Prediction: 50 wins. Same as last year. Certainly, the Celtics could easily win more, but like last season the focus by the Celtics will be less on the regular season and more on being healthy and rested come the playoffs. The depth up front could give them more wins, but the East is deeper too so there will be fewer nights when they win by just walking on the court. I think it all balances itself out.

Basically the same team as last year. One capable of winning a title if things go right.

  1. JoeSixPack - Sep 15, 2010 at 3:24 PM

    An injured Celtics team was 15 minutes from an 18th banner last season and they’ve only gotten better this season.
    If not for the Heat, the Celts would be the team with the most buzz, likely considered the front runner for a championship.
    They proved that earning home court advantage in the playoffs isn’t as important as resting players and getting them healthy… and they also proved that even a LeBron-lead team with the best record in the NBA is beatable.
    Health of the older veterans is the only question – and it’s a big one – but if the Celts Big Three is healthy come the playoffs, they can beat anyone, including the Heat.

  2. trueballs - Sep 15, 2010 at 4:34 PM

    I think the loss of Tony Allen is a little understated. Who’s the guy that’s going to actually give LeBron, Wade, Kobe, Melo some problems? Because he’s one of the few people in the league that can. Delonte is a fierce defender, but a little undersized for that role.

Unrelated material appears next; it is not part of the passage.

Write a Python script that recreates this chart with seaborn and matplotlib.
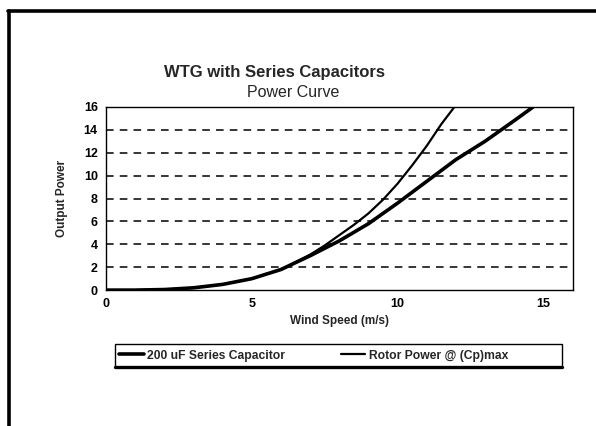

  3. Drew - Sep 26, 2010 at 3:28 PM

    I agree, although Boston is deeper this year, Tony Allen was a defensive stopper with great athleticism. I think that will be a blow to them come playoff time. But, they are deeper which may allow some of the aging players to get some needed rest throughout the year.
    Starting: Rondo, Allen, Pierce, Garnett, J. O’Neal.
    Bench: Robinson, West/Daniels, Wafer, Davis, Shaq, Perkins when he comes back.
    By playoff time, they should be 11-12 deep.

  4. Bryan Soroka - Oct 7, 2010 at 10:42 AM

    I think it’s very interesting (and telling) of how many are downplaying the C’s this year. Whether or not this is because pundits love to hate this team is beyond me. Regardless, how can any sane person refute the fact that if this team goes into the playoffs at full-strength, nobody this side of Krypton can beat them in a seven game series. Just look at the past few years, especially last year. Without any beef in our front line (this weakness was further exascerbated when Perk went down), we hung with the deepest, biggest front line in the NBA. With the O’Neals climbing on board and with a healthy Perk? Man…there is gonna be hell to pay. No NBA team can hang with this squad, and now with a bench that’s deep and experienced, we’ll see who comes out on top for the O’Brien this year.

  5. bdevil1952 - Oct 24, 2010 at 12:58 PM

    The addition of Rasheed Wallace in February will be a plus as well. You heard me, Rasheed Wallace. He never left Boston after the season last June and he was recently spotted on the C’s bench during a pre season game. This is a great for Sheed to stay motivated which has been his problem in the past during the the course of the long regular season. You may ask who he will replace or whose minutes he’ll take? I’m telling you it doesn’t matter after the way he performed in the post season last year. Sheed brought his game to a different level in April, May and June. His rebounding and defense was all pro caliber. His offense improved too but that’s not where Wallace is most effective.